▸ **The exercise**: Print exactly what lies from the line with "Write a component" down to the line with "import * as", counting both of those lines, but not the pictures.

— Start Provided records —

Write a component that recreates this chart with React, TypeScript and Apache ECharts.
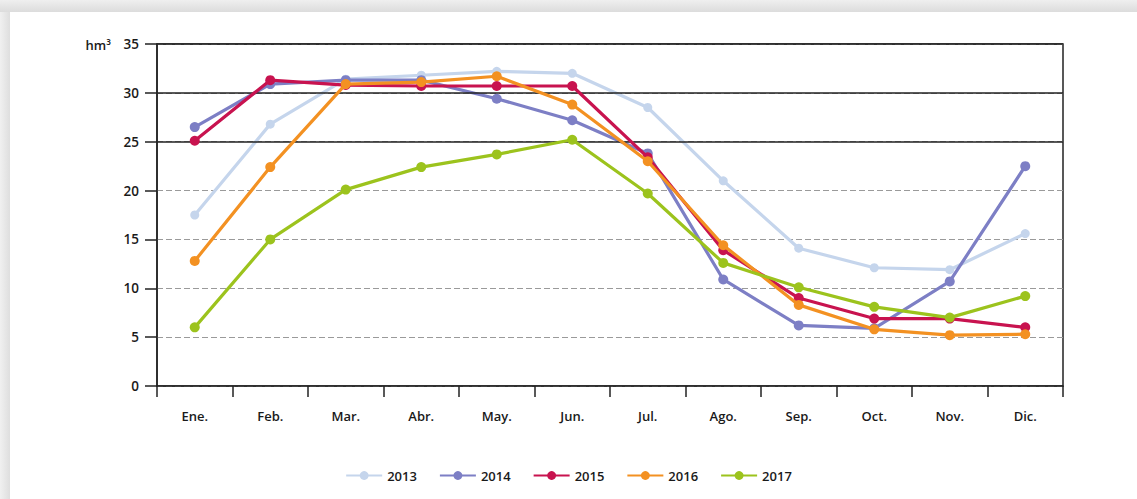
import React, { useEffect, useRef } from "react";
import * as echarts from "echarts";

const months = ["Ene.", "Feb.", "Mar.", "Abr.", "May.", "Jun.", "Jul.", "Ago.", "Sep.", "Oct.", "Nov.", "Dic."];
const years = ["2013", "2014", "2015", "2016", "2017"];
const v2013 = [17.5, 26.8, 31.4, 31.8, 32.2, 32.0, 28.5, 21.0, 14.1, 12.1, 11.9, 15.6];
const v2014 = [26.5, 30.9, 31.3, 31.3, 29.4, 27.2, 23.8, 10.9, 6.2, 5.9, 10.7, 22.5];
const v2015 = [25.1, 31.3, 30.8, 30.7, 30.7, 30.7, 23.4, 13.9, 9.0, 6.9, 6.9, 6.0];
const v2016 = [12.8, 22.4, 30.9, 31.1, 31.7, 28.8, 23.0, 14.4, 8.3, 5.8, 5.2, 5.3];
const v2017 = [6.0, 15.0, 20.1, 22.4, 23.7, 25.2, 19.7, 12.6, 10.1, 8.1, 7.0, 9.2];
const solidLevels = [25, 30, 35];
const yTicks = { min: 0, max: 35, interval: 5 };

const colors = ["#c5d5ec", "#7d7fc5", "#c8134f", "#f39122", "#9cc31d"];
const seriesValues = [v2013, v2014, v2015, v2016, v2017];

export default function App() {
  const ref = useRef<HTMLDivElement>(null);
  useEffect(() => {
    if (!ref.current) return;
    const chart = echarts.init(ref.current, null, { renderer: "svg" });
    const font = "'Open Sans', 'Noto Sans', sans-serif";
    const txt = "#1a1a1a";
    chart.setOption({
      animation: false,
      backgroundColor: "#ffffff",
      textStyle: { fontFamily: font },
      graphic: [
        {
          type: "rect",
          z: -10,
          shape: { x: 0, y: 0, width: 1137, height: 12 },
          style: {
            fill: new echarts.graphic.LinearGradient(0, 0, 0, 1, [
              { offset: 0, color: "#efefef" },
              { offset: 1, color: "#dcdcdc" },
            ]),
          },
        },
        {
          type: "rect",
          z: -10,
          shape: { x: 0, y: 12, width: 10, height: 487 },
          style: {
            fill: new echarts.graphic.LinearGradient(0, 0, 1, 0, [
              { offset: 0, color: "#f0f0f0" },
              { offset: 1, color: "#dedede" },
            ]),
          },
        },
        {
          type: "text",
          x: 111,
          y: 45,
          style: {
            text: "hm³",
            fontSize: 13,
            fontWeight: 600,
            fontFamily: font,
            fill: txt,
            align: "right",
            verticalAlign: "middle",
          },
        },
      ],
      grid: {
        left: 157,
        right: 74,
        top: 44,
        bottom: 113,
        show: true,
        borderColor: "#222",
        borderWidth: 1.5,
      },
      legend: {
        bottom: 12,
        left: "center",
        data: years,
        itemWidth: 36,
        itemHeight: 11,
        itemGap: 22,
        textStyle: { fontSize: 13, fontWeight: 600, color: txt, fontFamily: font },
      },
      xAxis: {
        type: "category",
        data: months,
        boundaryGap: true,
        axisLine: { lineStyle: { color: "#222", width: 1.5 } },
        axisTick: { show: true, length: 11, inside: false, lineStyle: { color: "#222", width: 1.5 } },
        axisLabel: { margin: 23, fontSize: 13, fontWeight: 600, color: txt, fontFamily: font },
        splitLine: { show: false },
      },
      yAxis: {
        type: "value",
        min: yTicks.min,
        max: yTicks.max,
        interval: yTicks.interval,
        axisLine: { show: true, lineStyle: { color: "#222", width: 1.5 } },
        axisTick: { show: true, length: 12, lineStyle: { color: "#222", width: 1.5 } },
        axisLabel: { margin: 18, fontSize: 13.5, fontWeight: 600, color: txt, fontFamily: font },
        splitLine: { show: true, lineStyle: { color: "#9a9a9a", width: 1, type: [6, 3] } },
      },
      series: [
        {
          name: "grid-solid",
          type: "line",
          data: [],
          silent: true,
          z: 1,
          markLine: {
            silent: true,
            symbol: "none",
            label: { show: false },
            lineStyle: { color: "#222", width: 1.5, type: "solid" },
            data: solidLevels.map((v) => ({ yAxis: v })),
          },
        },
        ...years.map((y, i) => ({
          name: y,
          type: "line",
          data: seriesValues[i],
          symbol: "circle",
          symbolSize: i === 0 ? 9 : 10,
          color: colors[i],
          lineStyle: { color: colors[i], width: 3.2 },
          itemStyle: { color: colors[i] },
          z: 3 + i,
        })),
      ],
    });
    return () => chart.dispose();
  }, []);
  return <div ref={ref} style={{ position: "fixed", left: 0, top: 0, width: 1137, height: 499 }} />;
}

— End Provided records —
— Start Provided records —

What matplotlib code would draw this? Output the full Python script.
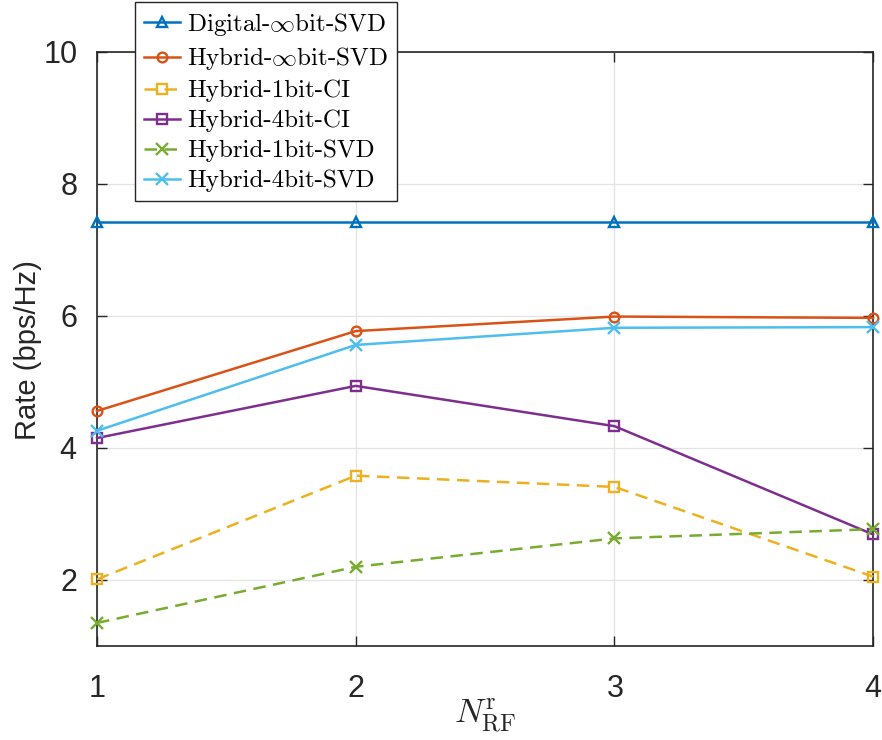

— End Provided records —

▸ **Solution for this task**:
Write a component that recreates this chart with React, TypeScript and Apache ECharts.
import React, { useEffect, useRef } from "react";
import * as echarts from "echarts";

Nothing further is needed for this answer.